■ Given instruction ■
Exclude the pictures, then repeat the remaining data exactly.
────────
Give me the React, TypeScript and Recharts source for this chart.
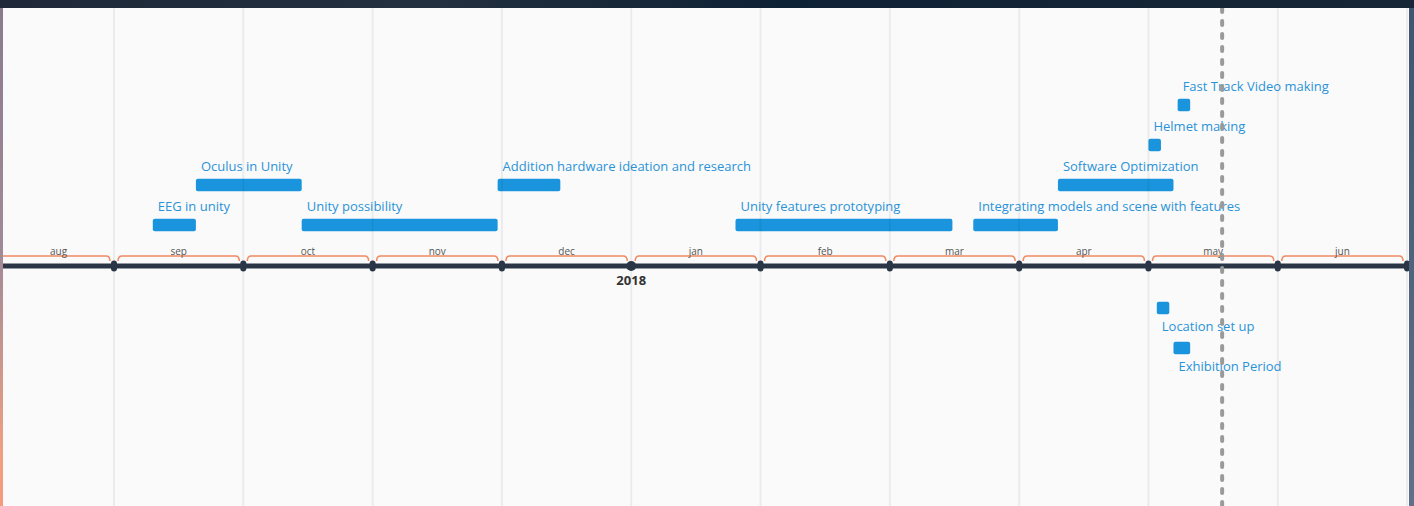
import React from "react";
import {
  ComposedChart,
  XAxis,
  YAxis,
  Scatter,
  ReferenceArea,
  ReferenceLine,
} from "recharts";

// ---------- data ----------
const monthNames = ["aug", "sep", "oct", "nov", "dec", "jan", "feb", "mar", "apr", "may", "jun"];
const yearMarker = { label: "2018", date: "2018-01-01" };
const today = "2018-05-18T16";

const taskNames = [
  "EEG in unity",
  "Oculus in Unity",
  "Unity possibility",
  "Addition hardware ideation and research",
  "Unity features prototyping",
  "Integrating models and scene with features",
  "Software Optimization",
  "Helmet making",
  "Fast Track Video making",
  "Location set up",
  "Exhibition Period",
];
const taskStarts = [
  "2017-09-10",
  "2017-09-20",
  "2017-10-15",
  "2017-11-30",
  "2018-01-26",
  "2018-03-21",
  "2018-04-10",
  "2018-05-01",
  "2018-05-08",
  "2018-05-03",
  "2018-05-07",
];
const taskEnds = [
  "2017-09-20",
  "2017-10-15",
  "2017-11-30",
  "2017-12-15",
  "2018-03-16",
  "2018-04-10",
  "2018-05-07",
  "2018-05-04",
  "2018-05-11",
  "2018-05-06",
  "2018-05-11",
];
const taskLevels = [1, 2, 1, 2, 1, 1, 2, 3, 4, -1, -2];

// ---------- helpers ----------
// month index: Aug 2017 = 0, Sep 2017 = 1, ...
function monthIndex(d: string): number {
  const [datePart, hourPart] = d.split("T");
  const [y, m, day] = datePart.split("-").map(Number);
  const hour = hourPart ? Number(hourPart) : 0;
  const dim = new Date(y, m, 0).getDate();
  return (y - 2017) * 12 + (m - 8) + (day - 1 + hour / 24) / dim;
}

const X_MIN = 0.1415;
const X_MAX = 11.015;
const Y_MIN = -240;
const Y_MAX = 258;
const ROW = 40;
const HALF = 6.3;

const BAR = "#1a95dd";
const LABEL = "#2a93d8";
const AXIS = "#2a3646";
const BRACE = "#f08a62";

const levelCenter = (lv: number) => (lv > 0 ? lv * ROW + 1 : lv * ROW - 2);

const tasks = taskNames.map((name, i) => ({
  name,
  x1: monthIndex(taskStarts[i]),
  x2: monthIndex(taskEnds[i]),
  level: taskLevels[i],
}));

const boundaries = monthNames.map((_, i) => ({
  m: i + 1,
  v: 0,
  major: i + 1 === Math.round(monthIndex(yearMarker.date)),
}));

const months = monthNames.map((name, i) => ({
  name,
  x1: Math.max(i, X_MIN),
  x2: Math.min(i + 1, X_MAX),
  clipped: i < X_MIN,
}));

const FONT = "'Open Sans', 'Noto Sans', sans-serif";

const BoundaryDot = (props: any) => {
  const { cx, cy, payload } = props;
  if (payload.major) {
    return <circle cx={cx} cy={cy} r={5} fill={AXIS} />;
  }
  return <rect x={cx - 3} y={cy - 5.5} width={6} height={11} rx={3} fill={AXIS} />;
};

const makeBrace = (name: string, clipped: boolean) => (p: any) => {
  const { x, y, width, height } = p;
  const top = y;
  const bot = y + height;
  const l = clipped ? x : x + 4;
  const r = x + width - 4;
  const d = clipped
    ? `M ${l} ${top} L ${r - 4} ${top} Q ${r} ${top} ${r} ${bot}`
    : `M ${l} ${bot} Q ${l} ${top} ${l + 4} ${top} L ${r - 4} ${top} Q ${r} ${top} ${r} ${bot}`;
  return (
    <g>
      <path d={d} fill="none" stroke={BRACE} strokeWidth={1.5} />
      <text
        x={x + width / 2}
        y={top - 5}
        textAnchor="middle"
        dominantBaseline="central"
        fontFamily={FONT}
        fontSize={10}
        fill="#555"
      >
        {name}
      </text>
    </g>
  );
};

const makeTask = (name: string, above: boolean) => (p: any) => {
  const { x, y, width, height } = p;
  return (
    <g>
      <rect x={x} y={y} width={width} height={height} rx={2} fill={BAR} />
      <text
        x={x + 5}
        y={above ? y - 13 : y + height + 12}
        dominantBaseline="central"
        fontFamily={FONT}
        fontSize={13}
        fill={LABEL}
      >
        {name}
      </text>
    </g>
  );
};

export default function App() {
  const W = 1406;
  const H = 498;
  return (
    <div
      style={{
        position: "absolute",
        left: 0,
        top: 0,
        width: 1414,
        height: 506,
        overflow: "hidden",
        background: "#1f2a3a",
      }}
    >
      <div
        style={{
          position: "absolute",
          left: 0,
          top: 0,
          width: 3,
          height: 506,
          background: "linear-gradient(180deg, #8a7a8c 0%, #a08a98 50%, #f0a080 90%, #f59a7a 100%)",
        }}
      />
      <div
        style={{
          position: "absolute",
          left: 1409,
          top: 0,
          width: 5,
          height: 506,
          background: "linear-gradient(180deg, #3e5470 0%, #60708a 100%)",
        }}
      />
      <div
        style={{
          position: "absolute",
          left: 0,
          top: 0,
          width: 1414,
          height: 8,
          background: "linear-gradient(90deg, #1e2838 0%, #23303f 30%, #0e2235 55%, #172636 100%)",
        }}
      />
      <div
        style={{
          position: "absolute",
          left: 3,
          top: 8,
          width: W,
          height: H,
          background: "#fafafa",
        }}
      >
        <ComposedChart width={W} height={H} margin={{ top: 0, right: 0, bottom: 0, left: 0 }}>
          <XAxis type="number" dataKey="m" domain={[X_MIN, X_MAX]} allowDataOverflow hide />
          <YAxis type="number" dataKey="v" domain={[Y_MIN, Y_MAX]} allowDataOverflow hide />

          {tasks.map((t, i) => (
            <ReferenceArea
              key={"t" + i}
              x1={t.x1}
              x2={t.x2}
              y1={levelCenter(t.level) - HALF}
              y2={levelCenter(t.level) + HALF}
              ifOverflow="extendDomain"
              shape={makeTask(t.name, t.level > 0)}
            />
          ))}

          {boundaries.map((b, i) => (
            <ReferenceLine
              key={"g" + i}
              x={b.m}
              stroke="rgba(0,0,0,0.06)"
              strokeWidth={2}
              ifOverflow="visible"
            />
          ))}

          {months.map((mo, i) => (
            <ReferenceArea
              key={"mo" + i}
              x1={mo.x1}
              x2={mo.x2}
              y1={5}
              y2={10}
              ifOverflow="visible"
              shape={makeBrace(mo.name, mo.clipped)}
            />
          ))}

          <ReferenceLine y={0} stroke={AXIS} strokeWidth={5} ifOverflow="visible" />

          <Scatter
            data={boundaries}
            dataKey="v"
            isAnimationActive={false}
            shape={BoundaryDot}
          />

          <ReferenceLine
            x={monthIndex(yearMarker.date)}
            stroke="none"
            ifOverflow="visible"
            label={(p: any) => {
              const vb = p.viewBox || {};
              return (
                <text
                  x={vb.x}
                  y={266 - 8 + 14}
                  textAnchor="middle"
                  dominantBaseline="central"
                  fontFamily={FONT}
                  fontSize={13}
                  fontWeight="bold"
                  fill="#333"
                >
                  {yearMarker.label}
                </text>
              );
            }}
          />

          <ReferenceLine
            x={monthIndex(today)}
            stroke="#9a9a9a"
            strokeWidth={4}
            strokeDasharray="4 9"
            strokeLinecap="round"
            ifOverflow="visible"
          />
        </ComposedChart>
      </div>
    </div>
  );
}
────────
■ Task response ■
Give me the React, TypeScript and Recharts source for this chart.
import React from "react";
import {
  ComposedChart,
  XAxis,
  YAxis,
  Scatter,
  ReferenceArea,
  ReferenceLine,
} from "recharts";

// ---------- data ----------
const monthNames = ["aug", "sep", "oct", "nov", "dec", "jan", "feb", "mar", "apr", "may", "jun"];
const yearMarker = { label: "2018", date: "2018-01-01" };
const today = "2018-05-18T16";

const taskNames = [
  "EEG in unity",
  "Oculus in Unity",
  "Unity possibility",
  "Addition hardware ideation and research",
  "Unity features prototyping",
  "Integrating models and scene with features",
  "Software Optimization",
  "Helmet making",
  "Fast Track Video making",
  "Location set up",
  "Exhibition Period",
];
const taskStarts = [
  "2017-09-10",
  "2017-09-20",
  "2017-10-15",
  "2017-11-30",
  "2018-01-26",
  "2018-03-21",
  "2018-04-10",
  "2018-05-01",
  "2018-05-08",
  "2018-05-03",
  "2018-05-07",
];
const taskEnds = [
  "2017-09-20",
  "2017-10-15",
  "2017-11-30",
  "2017-12-15",
  "2018-03-16",
  "2018-04-10",
  "2018-05-07",
  "2018-05-04",
  "2018-05-11",
  "2018-05-06",
  "2018-05-11",
];
const taskLevels = [1, 2, 1, 2, 1, 1, 2, 3, 4, -1, -2];

// ---------- helpers ----------
// month index: Aug 2017 = 0, Sep 2017 = 1, ...
function monthIndex(d: string): number {
  const [datePart, hourPart] = d.split("T");
  const [y, m, day] = datePart.split("-").map(Number);
  const hour = hourPart ? Number(hourPart) : 0;
  const dim = new Date(y, m, 0).getDate();
  return (y - 2017) * 12 + (m - 8) + (day - 1 + hour / 24) / dim;
}

const X_MIN = 0.1415;
const X_MAX = 11.015;
const Y_MIN = -240;
const Y_MAX = 258;
const ROW = 40;
const HALF = 6.3;

const BAR = "#1a95dd";
const LABEL = "#2a93d8";
const AXIS = "#2a3646";
const BRACE = "#f08a62";

const levelCenter = (lv: number) => (lv > 0 ? lv * ROW + 1 : lv * ROW - 2);

const tasks = taskNames.map((name, i) => ({
  name,
  x1: monthIndex(taskStarts[i]),
  x2: monthIndex(taskEnds[i]),
  level: taskLevels[i],
}));

const boundaries = monthNames.map((_, i) => ({
  m: i + 1,
  v: 0,
  major: i + 1 === Math.round(monthIndex(yearMarker.date)),
}));

const months = monthNames.map((name, i) => ({
  name,
  x1: Math.max(i, X_MIN),
  x2: Math.min(i + 1, X_MAX),
  clipped: i < X_MIN,
}));

const FONT = "'Open Sans', 'Noto Sans', sans-serif";

const BoundaryDot = (props: any) => {
  const { cx, cy, payload } = props;
  if (payload.major) {
    return <circle cx={cx} cy={cy} r={5} fill={AXIS} />;
  }
  return <rect x={cx - 3} y={cy - 5.5} width={6} height={11} rx={3} fill={AXIS} />;
};

const makeBrace = (name: string, clipped: boolean) => (p: any) => {
  const { x, y, width, height } = p;
  const top = y;
  const bot = y + height;
  const l = clipped ? x : x + 4;
  const r = x + width - 4;
  const d = clipped
    ? `M ${l} ${top} L ${r - 4} ${top} Q ${r} ${top} ${r} ${bot}`
    : `M ${l} ${bot} Q ${l} ${top} ${l + 4} ${top} L ${r - 4} ${top} Q ${r} ${top} ${r} ${bot}`;
  return (
    <g>
      <path d={d} fill="none" stroke={BRACE} strokeWidth={1.5} />
      <text
        x={x + width / 2}
        y={top - 5}
        textAnchor="middle"
        dominantBaseline="central"
        fontFamily={FONT}
        fontSize={10}
        fill="#555"
      >
        {name}
      </text>
    </g>
  );
};

const makeTask = (name: string, above: boolean) => (p: any) => {
  const { x, y, width, height } = p;
  return (
    <g>
      <rect x={x} y={y} width={width} height={height} rx={2} fill={BAR} />
      <text
        x={x + 5}
        y={above ? y - 13 : y + height + 12}
        dominantBaseline="central"
        fontFamily={FONT}
        fontSize={13}
        fill={LABEL}
      >
        {name}
      </text>
    </g>
  );
};

export default function App() {
  const W = 1406;
  const H = 498;
  return (
    <div
      style={{
        position: "absolute",
        left: 0,
        top: 0,
        width: 1414,
        height: 506,
        overflow: "hidden",
        background: "#1f2a3a",
      }}
    >
      <div
        style={{
          position: "absolute",
          left: 0,
          top: 0,
          width: 3,
          height: 506,
          background: "linear-gradient(180deg, #8a7a8c 0%, #a08a98 50%, #f0a080 90%, #f59a7a 100%)",
        }}
      />
      <div
        style={{
          position: "absolute",
          left: 1409,
          top: 0,
          width: 5,
          height: 506,
          background: "linear-gradient(180deg, #3e5470 0%, #60708a 100%)",
        }}
      />
      <div
        style={{
          position: "absolute",
          left: 0,
          top: 0,
          width: 1414,
          height: 8,
          background: "linear-gradient(90deg, #1e2838 0%, #23303f 30%, #0e2235 55%, #172636 100%)",
        }}
      />
      <div
        style={{
          position: "absolute",
          left: 3,
          top: 8,
          width: W,
          height: H,
          background: "#fafafa",
        }}
      >
        <ComposedChart width={W} height={H} margin={{ top: 0, right: 0, bottom: 0, left: 0 }}>
          <XAxis type="number" dataKey="m" domain={[X_MIN, X_MAX]} allowDataOverflow hide />
          <YAxis type="number" dataKey="v" domain={[Y_MIN, Y_MAX]} allowDataOverflow hide />

          {tasks.map((t, i) => (
            <ReferenceArea
              key={"t" + i}
              x1={t.x1}
              x2={t.x2}
              y1={levelCenter(t.level) - HALF}
              y2={levelCenter(t.level) + HALF}
              ifOverflow="extendDomain"
              shape={makeTask(t.name, t.level > 0)}
            />
          ))}

          {boundaries.map((b, i) => (
            <ReferenceLine
              key={"g" + i}
              x={b.m}
              stroke="rgba(0,0,0,0.06)"
              strokeWidth={2}
              ifOverflow="visible"
            />
          ))}

          {months.map((mo, i) => (
            <ReferenceArea
              key={"mo" + i}
              x1={mo.x1}
              x2={mo.x2}
              y1={5}
              y2={10}
              ifOverflow="visible"
              shape={makeBrace(mo.name, mo.clipped)}
            />
          ))}

          <ReferenceLine y={0} stroke={AXIS} strokeWidth={5} ifOverflow="visible" />

          <Scatter
            data={boundaries}
            dataKey="v"
            isAnimationActive={false}
            shape={BoundaryDot}
          />

          <ReferenceLine
            x={monthIndex(yearMarker.date)}
            stroke="none"
            ifOverflow="visible"
            label={(p: any) => {
              const vb = p.viewBox || {};
              return (
                <text
                  x={vb.x}
                  y={266 - 8 + 14}
                  textAnchor="middle"
                  dominantBaseline="central"
                  fontFamily={FONT}
                  fontSize={13}
                  fontWeight="bold"
                  fill="#333"
                >
                  {yearMarker.label}
                </text>
              );
            }}
          />

          <ReferenceLine
            x={monthIndex(today)}
            stroke="#9a9a9a"
            strokeWidth={4}
            strokeDasharray="4 9"
            strokeLinecap="round"
            ifOverflow="visible"
          />
        </ComposedChart>
      </div>
    </div>
  );
}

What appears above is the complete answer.